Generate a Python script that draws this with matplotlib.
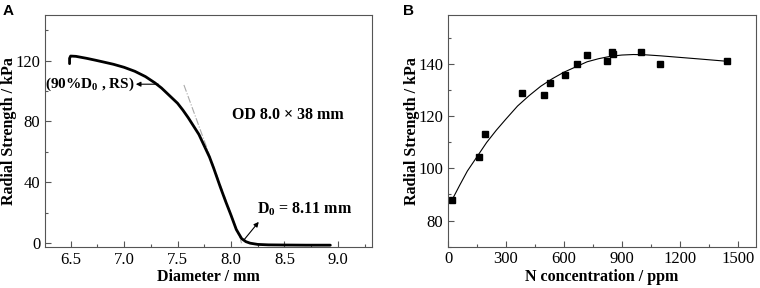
import numpy as np
import matplotlib
matplotlib.use("Agg")
import matplotlib.pyplot as plt
from matplotlib.ticker import MultipleLocator

plt.rcParams['font.family'] = 'Liberation Serif'
plt.rcParams['mathtext.fontset'] = 'custom'
plt.rcParams['mathtext.rm'] = 'Liberation Serif:bold'
plt.rcParams['mathtext.it'] = 'Liberation Serif:bold'

# Panel A: compression curve (diameter vs radial strength)
diam = [6.49, 6.49, 6.50, 6.55, 6.65, 6.73, 6.80, 6.90, 7.00, 7.10, 7.20, 7.29,
        7.35, 7.41, 7.50, 7.55, 7.60, 7.65, 7.70, 7.74, 7.80, 7.84, 7.90, 7.95,
        8.00, 8.05, 8.10, 8.14, 8.18, 8.25, 8.35, 8.50, 8.70, 8.93]
strength = [118, 121.5, 123, 122.8, 121.5, 120.3, 119.2, 117.6, 115.6, 113, 109.5, 105.3,
            102, 98, 92, 87.5, 82.5, 77, 71.5, 65.5, 56.5, 49, 37, 27.5,
            18.5, 9, 3, 1, 0, -0.8, -1.1, -1.2, -1.3, -1.3]
tangent_x = [7.56, 8.10]
tangent_y = [104, 0]

# Panel B: radial strength vs N concentration
n_ppm = [23, 160, 193, 381, 495, 526, 604, 666, 719, 824, 850, 856, 997, 1097, 1445]
rs_kpa = [88.0, 104.4, 113.3, 129.1, 128.2, 132.8, 136.1, 140.2, 143.6, 141.5,
          144.9, 143.9, 144.9, 140.0, 141.4]
fit_x = [25, 60, 100, 150, 200, 250, 300, 360, 420, 480, 540, 600, 660, 720,
         780, 840, 900, 960, 1020, 1100, 1200, 1300, 1445]
fit_y = [88.5, 93.5, 99, 104.5, 110, 114.7, 119, 124, 128, 131.6, 134.5, 137, 139, 141,
         142.2, 143.1, 143.6, 143.8, 143.7, 143.3, 142.7, 142.1, 141.2]

fig = plt.figure(figsize=(7.6, 2.88), dpi=100)
ax_a = fig.add_axes([0.0592, 0.1424, 0.4303, 0.8056])
ax_b = fig.add_axes([0.5895, 0.1440, 0.4053, 0.8040])

def style(ax):
    for s in ax.spines.values():
        s.set_color('#555555')
        s.set_linewidth(0.8)
    ax.tick_params(which='both', direction='in', top=False, right=False,
                   labelsize=12, color='#555555', width=0.8)
    ax.tick_params(which='major', length=4)
    ax.tick_params(which='minor', length=2)

# --- A ---
ax_a.plot(tangent_x, tangent_y, color='#aaaaaa', lw=0.8, ls='-.')
ax_a.plot(diam, strength, color='black', lw=2.0, solid_capstyle='round')
ax_a.set_xlim(6.26, 9.32)
ax_a.set_ylim(-2.5, 150)
ax_a.xaxis.set_major_locator(MultipleLocator(0.5))
ax_a.xaxis.set_minor_locator(MultipleLocator(0.25))
ax_a.yaxis.set_major_locator(MultipleLocator(40))
ax_a.yaxis.set_minor_locator(MultipleLocator(20))
ax_a.xaxis.set_major_formatter(matplotlib.ticker.FormatStrFormatter('%.1f'))
style(ax_a)
ax_a.set_xlabel('Diameter / mm', fontsize=11.5, fontweight='bold', labelpad=1)
ax_a.set_ylabel('Radial Strength / kPa', fontsize=11.5, fontweight='bold', labelpad=-1)

arrow = dict(arrowstyle='-|>', color='black', lw=0.8, mutation_scale=7,
             shrinkA=0, shrinkB=0)
ax_a.annotate('', xy=(7.11, 104.5), xytext=(7.32, 104.5), arrowprops=arrow)
ax_a.text(7.10, 104.5, r'(90%D$_0$ , RS)', ha='right', va='center',
          fontsize=11, fontweight='bold')
ax_a.annotate('', xy=(8.26, 14), xytext=(8.12, 2), arrowprops=arrow)
ax_a.text(8.245, 22.5, r'D$_0$ = 8.11 mm', ha='left', va='center',
          fontsize=11.5, fontweight='bold')
ax_a.text(8.01, 84.5, 'OD 8.0 × 38 mm', ha='left', va='center',
          fontsize=11.5, fontweight='bold')

# --- B ---
ax_b.plot(fit_x, fit_y, color='black', lw=0.8)
ax_b.plot(n_ppm, rs_kpa, 's', color='black', ms=4.5)
ax_b.set_xlim(0, 1595)
ax_b.set_ylim(70, 159)
ax_b.xaxis.set_major_locator(MultipleLocator(300))
ax_b.xaxis.set_minor_locator(MultipleLocator(150))
ax_b.yaxis.set_major_locator(MultipleLocator(20))
ax_b.yaxis.set_minor_locator(MultipleLocator(10))
style(ax_b)
ax_b.set_xlabel('N concentration / ppm', fontsize=11.5, fontweight='bold', labelpad=1)
ax_b.set_ylabel('Radial Strength / kPa', fontsize=11.5, fontweight='bold', labelpad=-1)

fig.text(0.004, 0.985, 'A', fontsize=11, fontweight='bold', family='Liberation Sans',
         ha='left', va='top')
fig.text(0.530, 0.985, 'B', fontsize=11, fontweight='bold', family='Liberation Sans',
         ha='left', va='top')

fig.savefig('out.png', dpi=100)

----------------

▶ Exercise:
Would you return the data exactly as written, without the pictures?

▶ Correct response:
Generate a Python script that draws this with matplotlib.
import numpy as np
import matplotlib
matplotlib.use("Agg")
import matplotlib.pyplot as plt
from matplotlib.ticker import MultipleLocator

plt.rcParams['font.family'] = 'Liberation Serif'
plt.rcParams['mathtext.fontset'] = 'custom'
plt.rcParams['mathtext.rm'] = 'Liberation Serif:bold'
plt.rcParams['mathtext.it'] = 'Liberation Serif:bold'

# Panel A: compression curve (diameter vs radial strength)
diam = [6.49, 6.49, 6.50, 6.55, 6.65, 6.73, 6.80, 6.90, 7.00, 7.10, 7.20, 7.29,
        7.35, 7.41, 7.50, 7.55, 7.60, 7.65, 7.70, 7.74, 7.80, 7.84, 7.90, 7.95,
        8.00, 8.05, 8.10, 8.14, 8.18, 8.25, 8.35, 8.50, 8.70, 8.93]
strength = [118, 121.5, 123, 122.8, 121.5, 120.3, 119.2, 117.6, 115.6, 113, 109.5, 105.3,
            102, 98, 92, 87.5, 82.5, 77, 71.5, 65.5, 56.5, 49, 37, 27.5,
            18.5, 9, 3, 1, 0, -0.8, -1.1, -1.2, -1.3, -1.3]
tangent_x = [7.56, 8.10]
tangent_y = [104, 0]

# Panel B: radial strength vs N concentration
n_ppm = [23, 160, 193, 381, 495, 526, 604, 666, 719, 824, 850, 856, 997, 1097, 1445]
rs_kpa = [88.0, 104.4, 113.3, 129.1, 128.2, 132.8, 136.1, 140.2, 143.6, 141.5,
          144.9, 143.9, 144.9, 140.0, 141.4]
fit_x = [25, 60, 100, 150, 200, 250, 300, 360, 420, 480, 540, 600, 660, 720,
         780, 840, 900, 960, 1020, 1100, 1200, 1300, 1445]
fit_y = [88.5, 93.5, 99, 104.5, 110, 114.7, 119, 124, 128, 131.6, 134.5, 137, 139, 141,
         142.2, 143.1, 143.6, 143.8, 143.7, 143.3, 142.7, 142.1, 141.2]

fig = plt.figure(figsize=(7.6, 2.88), dpi=100)
ax_a = fig.add_axes([0.0592, 0.1424, 0.4303, 0.8056])
ax_b = fig.add_axes([0.5895, 0.1440, 0.4053, 0.8040])

def style(ax):
    for s in ax.spines.values():
        s.set_color('#555555')
        s.set_linewidth(0.8)
    ax.tick_params(which='both', direction='in', top=False, right=False,
                   labelsize=12, color='#555555', width=0.8)
    ax.tick_params(which='major', length=4)
    ax.tick_params(which='minor', length=2)

# --- A ---
ax_a.plot(tangent_x, tangent_y, color='#aaaaaa', lw=0.8, ls='-.')
ax_a.plot(diam, strength, color='black', lw=2.0, solid_capstyle='round')
ax_a.set_xlim(6.26, 9.32)
ax_a.set_ylim(-2.5, 150)
ax_a.xaxis.set_major_locator(MultipleLocator(0.5))
ax_a.xaxis.set_minor_locator(MultipleLocator(0.25))
ax_a.yaxis.set_major_locator(MultipleLocator(40))
ax_a.yaxis.set_minor_locator(MultipleLocator(20))
ax_a.xaxis.set_major_formatter(matplotlib.ticker.FormatStrFormatter('%.1f'))
style(ax_a)
ax_a.set_xlabel('Diameter / mm', fontsize=11.5, fontweight='bold', labelpad=1)
ax_a.set_ylabel('Radial Strength / kPa', fontsize=11.5, fontweight='bold', labelpad=-1)

arrow = dict(arrowstyle='-|>', color='black', lw=0.8, mutation_scale=7,
             shrinkA=0, shrinkB=0)
ax_a.annotate('', xy=(7.11, 104.5), xytext=(7.32, 104.5), arrowprops=arrow)
ax_a.text(7.10, 104.5, r'(90%D$_0$ , RS)', ha='right', va='center',
          fontsize=11, fontweight='bold')
ax_a.annotate('', xy=(8.26, 14), xytext=(8.12, 2), arrowprops=arrow)
ax_a.text(8.245, 22.5, r'D$_0$ = 8.11 mm', ha='left', va='center',
          fontsize=11.5, fontweight='bold')
ax_a.text(8.01, 84.5, 'OD 8.0 × 38 mm', ha='left', va='center',
          fontsize=11.5, fontweight='bold')

# --- B ---
ax_b.plot(fit_x, fit_y, color='black', lw=0.8)
ax_b.plot(n_ppm, rs_kpa, 's', color='black', ms=4.5)
ax_b.set_xlim(0, 1595)
ax_b.set_ylim(70, 159)
ax_b.xaxis.set_major_locator(MultipleLocator(300))
ax_b.xaxis.set_minor_locator(MultipleLocator(150))
ax_b.yaxis.set_major_locator(MultipleLocator(20))
ax_b.yaxis.set_minor_locator(MultipleLocator(10))
style(ax_b)
ax_b.set_xlabel('N concentration / ppm', fontsize=11.5, fontweight='bold', labelpad=1)
ax_b.set_ylabel('Radial Strength / kPa', fontsize=11.5, fontweight='bold', labelpad=-1)

fig.text(0.004, 0.985, 'A', fontsize=11, fontweight='bold', family='Liberation Sans',
         ha='left', va='top')
fig.text(0.530, 0.985, 'B', fontsize=11, fontweight='bold', family='Liberation Sans',
         ha='left', va='top')

fig.savefig('out.png', dpi=100)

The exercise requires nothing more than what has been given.